5. Geographic Object-Based Image Analysis for Automated Landslide Detection Using Open Source GIS Software.

Author

Knevels, Raphael, Petschko, Helene, Leopold, Philip, and Brenning, Alexander

Subjects

IMAGE analysis, LANDSLIDES, LIDAR, LANDSCAPE assessment, DIGITAL elevation models, OPEN source software, SUPPORT vector machines

Abstract

With the increased availability of high-resolution digital terrain models (HRDTM) generated using airborne light detection and ranging (LiDAR), new opportunities for improved mapping of geohazards such as landslides arise. While the visual interpretation of LiDAR, HRDTM hillshades is a widely used approach, the automatic detection of landslides is promising to significantly speed up the compilation of inventories.
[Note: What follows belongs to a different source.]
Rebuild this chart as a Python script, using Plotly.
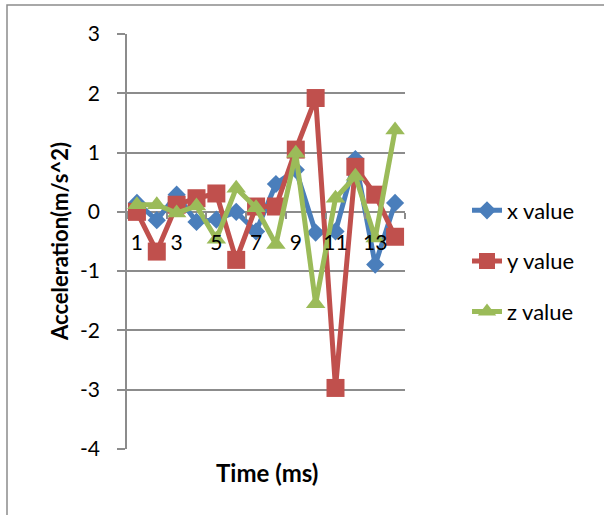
import plotly.graph_objects as go

# Sample index (ms) and acceleration readings per axis
time_ms = list(range(1, 15))
x_value = [0.15, -0.14, 0.29, -0.17, -0.13, 0.0, -0.33, 0.47, 0.71, -0.35, -0.33, 0.89, -0.89, 0.15]
y_value = [0.0, -0.67, 0.12, 0.23, 0.31, -0.81, 0.09, 0.09, 1.05, 1.92, -2.97, 0.76, 0.29, -0.42]
z_value = [0.12, 0.12, -0.02, 0.10, -0.46, 0.40, 0.07, -0.55, 0.99, -1.55, 0.23, 0.60, -0.44, 1.38]
x_labels = [1, 3, 5, 7, 9, 11, 13]
y_ticks = [3, 2, 1, 0, -1, -2, -3, -4]

FONT = "Lato"
GRID = "#8c8c8c"

series = [
    ("x value", x_value, "#4A7EBB", "diamond", 14),
    ("y value", y_value, "#C0504D", "square", 18),
    ("z value", z_value, "#9BBB59", "triangle-up", 17),
]

fig = go.Figure()
for name, vals, color, symbol, size in series:
    fig.add_trace(go.Scatter(
        x=time_ms, y=vals, name=name, legendgroup=name,
        mode="lines+markers",
        line=dict(color=color, width=5),
        marker=dict(symbol=symbol, size=size, color=color),
    ))

W, H = 604, 515
L, R, T, B = 127, 199, 34, 66
pw, ph = W - L - R, H - T - B

def px_x(p):
    return (p - L) / pw

def px_y(p):
    return (H - B - p) / ph

fig.update_layout(
    width=W, height=H,
    margin=dict(l=L, r=R, t=T, b=B, pad=0),
    paper_bgcolor="white", plot_bgcolor="white",
    font=dict(family=FONT, size=21, color="black"),
    showlegend=True,
    legend=dict(
        x=px_x(467), y=px_y(261), xanchor="left", yanchor="middle",
        font=dict(family=FONT, size=22, color="black"),
        tracegroupgap=19, bgcolor="rgba(0,0,0,0)",
    ),
    xaxis=dict(
        range=[0.5, 14.5], tickmode="array", tickvals=x_labels,
        ticktext=[str(v) for v in x_labels],
        ticks="", showgrid=False, zeroline=False,
        showline=False, anchor="free", position=4 / 7,
        ticklabelstandoff=16,
        tickfont=dict(family=FONT, size=21, color="black"),
        minor=dict(tickmode="array", tickvals=[0.5 + 2 * i for i in range(8)],
                   ticks="outside", ticklen=6, tickcolor=GRID, tickwidth=1.5,
                   showgrid=False),
    ),
    yaxis=dict(
        range=[-4, 3], tickmode="array", tickvals=y_ticks,
        ticktext=[str(v) for v in y_ticks],
        ticks="outside", ticklen=8, tickcolor=GRID, tickwidth=1.5,
        showgrid=True, gridcolor=GRID, gridwidth=1.5,
        zeroline=True, zerolinecolor=GRID, zerolinewidth=1.5,
        showline=True, linecolor=GRID, linewidth=1.5,
        ticklabelstandoff=13,
        tickfont=dict(family=FONT, size=21, color="black"),
    ),
    annotations=[
        dict(text="<b>Acceleration(m/s^2)</b>", textangle=-90,
             xref="paper", yref="paper", x=px_x(60), y=px_y(242),
             xanchor="center", yanchor="middle", showarrow=False,
             font=dict(family=FONT, size=22, color="black")),
        dict(text="<b>Time (ms)</b>",
             xref="paper", yref="paper", x=px_x(267), y=px_y(472),
             xanchor="center", yanchor="middle", showarrow=False,
             font=dict(family=FONT, size=24, color="black")),
    ],
    shapes=[
        dict(type="rect", xref="paper", yref="paper",
             x0=px_x(7), y0=px_y(700), x1=px_x(900), y1=px_y(5),
             line=dict(color="#8c8c8c", width=1.5), fillcolor="rgba(0,0,0,0)",
             layer="below"),
    ],
)

fig.write_html("out.html")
Previous studies on automatic landslide detection often used a combination of optical imagery and geomorphometric data, and were implemented in commercial software. The objective of this study was to investigate the potential of open source software for automated landslide detection solely based on HRDTM-derived data in a study area in Burgenland, Austria. We implemented a geographic object-based image analysis (GEOBIA) consisting of (1) the calculation of land-surface variables, textural features and shape metrics, (2) the automated optimization of segmentation scale parameters, (3) region-growing segmentation of the landscape, (4) the supervised classification of landslide parts (scarp and body) using support vector machines (SVM), and (5) an assessment of the overall classification performance using a landslide inventory. We used the free and open source data-analysis environment R and its coupled geographic information system (GIS) software for the analysis; our code is included in the Supplementary Materials. The developed approach achieved a good performance (κ = 0.42) in the identification of landslides. [ABSTRACT FROM AUTHOR]

Published

2019